TO BE DONE:
Copy nothing but the text: repeat each entry exactly and drop the images.

INPUT FOR THIS TASK:
____________________
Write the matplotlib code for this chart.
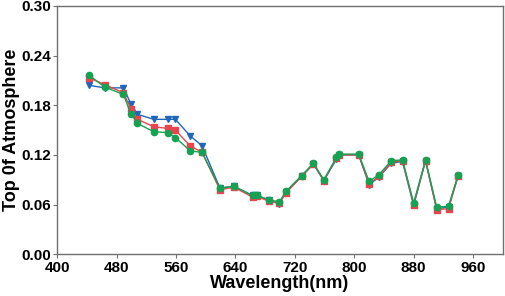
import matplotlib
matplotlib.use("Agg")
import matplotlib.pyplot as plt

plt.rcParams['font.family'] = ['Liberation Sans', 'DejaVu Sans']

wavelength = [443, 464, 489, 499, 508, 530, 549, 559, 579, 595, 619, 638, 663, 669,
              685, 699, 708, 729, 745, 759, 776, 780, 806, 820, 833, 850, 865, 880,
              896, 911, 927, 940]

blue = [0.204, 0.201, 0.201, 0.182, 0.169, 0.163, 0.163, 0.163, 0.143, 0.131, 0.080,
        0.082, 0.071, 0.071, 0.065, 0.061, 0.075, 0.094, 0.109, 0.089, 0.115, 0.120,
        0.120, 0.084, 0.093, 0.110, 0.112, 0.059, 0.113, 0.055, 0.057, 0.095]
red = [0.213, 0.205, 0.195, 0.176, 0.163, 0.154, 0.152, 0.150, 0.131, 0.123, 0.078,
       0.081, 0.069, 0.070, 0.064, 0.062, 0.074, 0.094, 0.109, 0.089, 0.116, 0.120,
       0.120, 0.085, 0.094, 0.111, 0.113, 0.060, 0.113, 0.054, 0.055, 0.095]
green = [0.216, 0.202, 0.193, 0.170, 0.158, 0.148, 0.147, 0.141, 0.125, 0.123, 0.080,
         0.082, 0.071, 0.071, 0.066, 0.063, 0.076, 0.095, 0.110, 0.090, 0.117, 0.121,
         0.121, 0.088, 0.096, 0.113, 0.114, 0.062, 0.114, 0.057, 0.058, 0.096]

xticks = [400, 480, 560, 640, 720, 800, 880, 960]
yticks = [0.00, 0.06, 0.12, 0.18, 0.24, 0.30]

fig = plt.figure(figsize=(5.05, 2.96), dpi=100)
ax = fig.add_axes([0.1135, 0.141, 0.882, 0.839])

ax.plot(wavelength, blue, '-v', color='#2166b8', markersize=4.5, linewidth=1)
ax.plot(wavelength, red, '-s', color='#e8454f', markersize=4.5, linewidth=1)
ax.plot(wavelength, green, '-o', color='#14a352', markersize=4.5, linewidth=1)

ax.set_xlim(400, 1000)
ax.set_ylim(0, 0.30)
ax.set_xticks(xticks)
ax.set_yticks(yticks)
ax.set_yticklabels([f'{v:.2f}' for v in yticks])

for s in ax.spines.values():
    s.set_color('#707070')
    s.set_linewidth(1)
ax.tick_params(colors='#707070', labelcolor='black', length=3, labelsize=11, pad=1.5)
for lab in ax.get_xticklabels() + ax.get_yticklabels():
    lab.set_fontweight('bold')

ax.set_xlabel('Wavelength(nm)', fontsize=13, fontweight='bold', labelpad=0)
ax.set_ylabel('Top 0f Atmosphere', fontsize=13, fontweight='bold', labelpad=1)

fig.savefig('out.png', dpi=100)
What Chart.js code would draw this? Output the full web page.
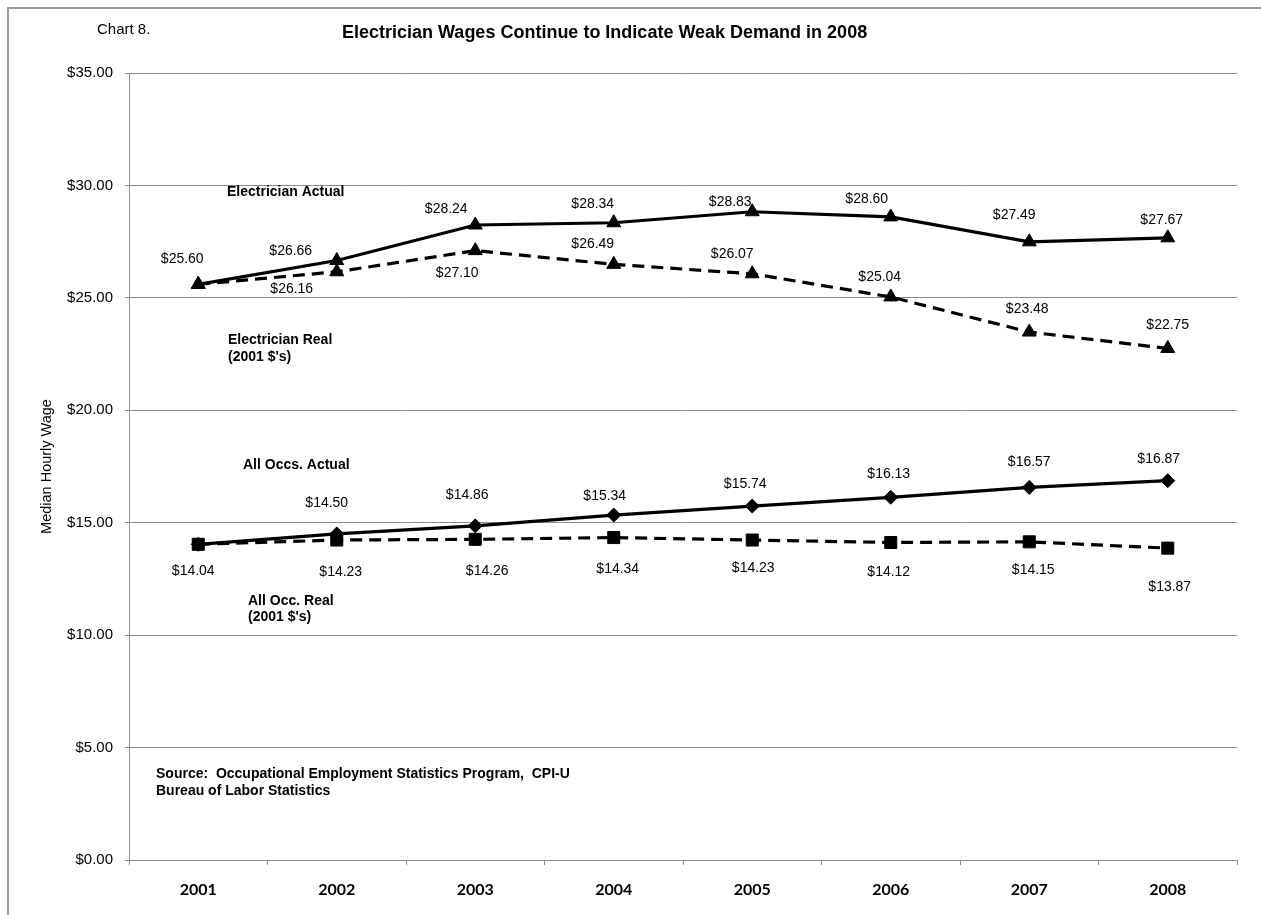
____________________
FULL ANSWER:
Write the matplotlib code for this chart.
import matplotlib
matplotlib.use("Agg")
import matplotlib.pyplot as plt

plt.rcParams['font.family'] = ['Liberation Sans', 'DejaVu Sans']

wavelength = [443, 464, 489, 499, 508, 530, 549, 559, 579, 595, 619, 638, 663, 669,
              685, 699, 708, 729, 745, 759, 776, 780, 806, 820, 833, 850, 865, 880,
              896, 911, 927, 940]

blue = [0.204, 0.201, 0.201, 0.182, 0.169, 0.163, 0.163, 0.163, 0.143, 0.131, 0.080,
        0.082, 0.071, 0.071, 0.065, 0.061, 0.075, 0.094, 0.109, 0.089, 0.115, 0.120,
        0.120, 0.084, 0.093, 0.110, 0.112, 0.059, 0.113, 0.055, 0.057, 0.095]
red = [0.213, 0.205, 0.195, 0.176, 0.163, 0.154, 0.152, 0.150, 0.131, 0.123, 0.078,
       0.081, 0.069, 0.070, 0.064, 0.062, 0.074, 0.094, 0.109, 0.089, 0.116, 0.120,
       0.120, 0.085, 0.094, 0.111, 0.113, 0.060, 0.113, 0.054, 0.055, 0.095]
green = [0.216, 0.202, 0.193, 0.170, 0.158, 0.148, 0.147, 0.141, 0.125, 0.123, 0.080,
         0.082, 0.071, 0.071, 0.066, 0.063, 0.076, 0.095, 0.110, 0.090, 0.117, 0.121,
         0.121, 0.088, 0.096, 0.113, 0.114, 0.062, 0.114, 0.057, 0.058, 0.096]

xticks = [400, 480, 560, 640, 720, 800, 880, 960]
yticks = [0.00, 0.06, 0.12, 0.18, 0.24, 0.30]

fig = plt.figure(figsize=(5.05, 2.96), dpi=100)
ax = fig.add_axes([0.1135, 0.141, 0.882, 0.839])

ax.plot(wavelength, blue, '-v', color='#2166b8', markersize=4.5, linewidth=1)
ax.plot(wavelength, red, '-s', color='#e8454f', markersize=4.5, linewidth=1)
ax.plot(wavelength, green, '-o', color='#14a352', markersize=4.5, linewidth=1)

ax.set_xlim(400, 1000)
ax.set_ylim(0, 0.30)
ax.set_xticks(xticks)
ax.set_yticks(yticks)
ax.set_yticklabels([f'{v:.2f}' for v in yticks])

for s in ax.spines.values():
    s.set_color('#707070')
    s.set_linewidth(1)
ax.tick_params(colors='#707070', labelcolor='black', length=3, labelsize=11, pad=1.5)
for lab in ax.get_xticklabels() + ax.get_yticklabels():
    lab.set_fontweight('bold')

ax.set_xlabel('Wavelength(nm)', fontsize=13, fontweight='bold', labelpad=0)
ax.set_ylabel('Top 0f Atmosphere', fontsize=13, fontweight='bold', labelpad=1)

fig.savefig('out.png', dpi=100)
What Chart.js code would draw this? Output the full web page.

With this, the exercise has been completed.